Lesbian Memories 1: Riis Park, 1960

From A Restricted Country, Firebrand Press, 1987; Cleis Press, 2003

   I may never change my name to nouns of sea or land or air, but I have loved this earth in all the ways she let me get close to her. Even the earth beneath the city streets sang to my legs as I strode around this city, watching the sun glint off windows, looking up at the West Side sky immense as it reached from the river to the hills of Central Park. Not a Kansas sky paralleled by a flat earth, but a sky forcing its blue between the water towers and the ornate peaks that try to catch it.

  And then my deepest joy, when the hot weekends came, sometimes as early as May but surely by June. I would leave East Ninth street early on Saturday morning, wearing my bathing suit under my shorts, and head for the BMT, the start of a two-hour subway and bus trip that would take me to Riis Park--my Riviera, my Fire Island, my gay beach--where I could spread my blanket and watch strong butches challenge each other by weightlifting filled garbage cans, where I could see tattoos bulge with womanly effort and hear the shouts of the softball game come floating over the fence.

  The subway wound its way through lower Manhattan, out to Brooklyn, and finally reached its last stop, Flatbush Avenue. I always had a book to read but would periodically cruise the car, becoming adept at picking out the gay passengers, the ones with longing faces turned towards the sun waiting for them at the end of the line. Sometimes I would find my Lesbian couple, older women, wide-hipped, shoulders touching, sitting with their cooler filled with beer and cold chicken.

   The last stop was a one-way, long station, but I could already smell the sea air. We crushed through the turnstiles, up onto Flatbush Avenue, which stretched like a royal highway to the temple of the sea. We would wait on line for the bus to pull in, a very gay line, and then as we moved down Flatbush, teenagers loud with their own lust poured into the bus. There were hostile encounters, the usual stares at the freaks, whispered taunts of faggot, lezzie, is that a man or a woman, but we did not care. We were heading to the sun, to our piece of the beach where we could kiss and hug and enjoy looking at each other.

   The bus rolled down Flatbush , past low-two story family houses, neighborhoods with their beauty parlors and pizza joints. There were the only times that I, born in the Bronx, loved Brooklyn. I knew that at the end of that residential hegemony was the ocean that I loved to dive into, that I watched turn purple in the late afternoon sun, that made me feel clean and young and strong, ready for a night of loving, my skin living with salt, clean enough for my lover's tongue, my body reaching to give to my lover's hands the fullness I had been given by the sea.
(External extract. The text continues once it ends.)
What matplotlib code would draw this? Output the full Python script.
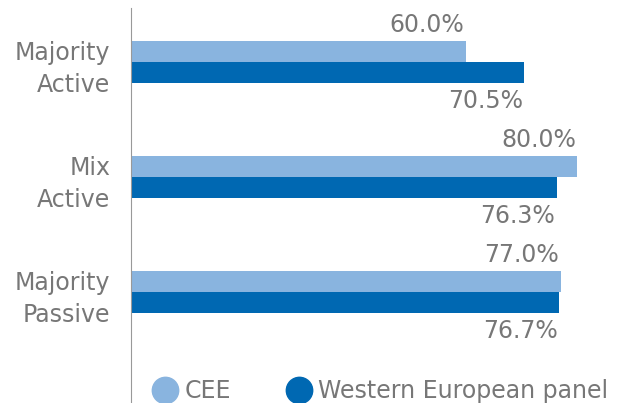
import matplotlib.pyplot as plt
import numpy as np
from matplotlib.lines import Line2D

categories = ['Majority\nActive', 'Mix\nActive', 'Majority\nPassive']
cee = [60.0, 80.0, 77.0]
western = [70.5, 76.3, 76.7]

light = '#89B4DF'
dark = '#0068B2'
grey = '#777777'

plt.rcParams['font.family'] = ['DejaVu Sans']

fig = plt.figure(figsize=(6.22, 4.03), dpi=100)
ax = fig.add_axes([131/622, 0, 491/622, 395/403])

y = np.arange(len(categories))
h = 0.183
b1 = ax.barh(y - h/2, cee, height=h, color=light)
b2 = ax.barh(y + h/2, western, height=h, color=dark)

fs = 17
for bar, v in zip(b1, cee):
    ax.annotate(f'{v:.1f}%', (bar.get_width(), bar.get_y()), xytext=(-1, 3),
                textcoords='offset points', ha='right', va='bottom',
                fontsize=fs, color=grey)
for bar, v in zip(b2, western):
    ax.annotate(f'{v:.1f}%', (bar.get_width(), bar.get_y() + bar.get_height()), xytext=(-1, -4),
                textcoords='offset points', ha='right', va='top',
                fontsize=fs, color=grey)

ax.set_xlim(0, 88)
ax.set_ylim(2.965, -0.47)
ax.set_yticks(y)
ax.set_yticklabels(categories, fontsize=fs, color=grey, linespacing=1.45)
ax.tick_params(axis='y', length=0, pad=15)
ax.set_xticks([])
for s in ['top', 'right', 'bottom']:
    ax.spines[s].set_visible(False)
ax.spines['left'].set_color('#999999')

handles = [Line2D([], [], marker='o', ls='', markersize=19, color=light),
           Line2D([], [], marker='o', ls='', markersize=19, color=dark)]
leg = ax.legend(handles, ['CEE', 'Western European panel'], loc='lower left',
                bbox_to_anchor=(0.0, -0.055), ncol=2, frameon=False,
                fontsize=fs, handletextpad=0.25, columnspacing=2.35,
                handlelength=1.1)
for t in leg.get_texts():
    t.set_color(grey)

plt.savefig('out.png', dpi=100)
   I would sit on the edge of my blanket, watching every touch, every flirtatious move around me, noting every curve of flesh, every erection, every nipple hard with irritation or desire. I drank in the spectacle of Lesbian and gay men's sensuality, always looking for the tall dark butch who would walk over and stand above me, her shadow breaking the sun, asking my name.

   And the times, I came with my lover, Carol, the wonder of kissing on the hot blanket in the sunlight, the joy of laying my head in her lap as we sat and watched the waves grow small in the dusk. The wonderful joy of my lover's body stretched over me, rolling into the sand, our wrestling, our laughter, chases leading into the cooling water. I would wrap my legs around her, and she would bounce me on the sea, or I would duck below the surface and suck her nipples, pulling them into the ocean.

   Whenever I turned away from the ocean to face the low cement wall that ran along the back of our beach, I was forced to remember that we were always watched: by teenagers on bikes, pointing and laughing, and by more serious starers who used telescopes to focus in on us. But we were undaunted. Even the cops deciding to clean up the beach by arresting men whose suits were judged too minimal, hauling them over the sand into the police wagon, did not destroy our sun.

   Only once do I remember the potential power of our people becoming a visible thing, like a mighty arm threatening revenge if respect was not paid. A young man was brought ashore by the exhausted lifeguards and his lover fell to his knees, keening his loss. A terrible quiet fell on our beach, and like the moon drawing the tides, we formed an ever widening circle around the lovers, opening a path only wide enough for the police carrying the stretcher, our silence threatening our anger if this grief was not respected. The police, sinking into the sand under the weight of their uniforms, looked around and stopped joking. Silently they placed the dead youth on the stretcher and started the long walk away from the ocean. His lover, supported by friends, followed behind, and then like a thick human rope, we all marched after them, our near-naked bodies shining with palm oil and sweat, men and women walking in a bursting silence behind the body, escorting it to the ambulance, past the staring interlopers. The freaks had turned into a people to whom respect must be paid. 

     Later in my life I learned the glories of Fire Island, the luxury of Cherry Grove. But this tired beach, filled with the children of the boroughs, was my first free place where I could face the ocean that claimed me as its daughter and kiss in blazing sunlight the salt-tinged lips of the woman I loved.

I write these words so far away from this time and place, but as I watch the words come, I feel the touch of bodies in each one, my realization that I was a freak before I was anything else, and that this time and community lived in every identity that came after. Thank you again, Saskia, for all you give in these darkening   images.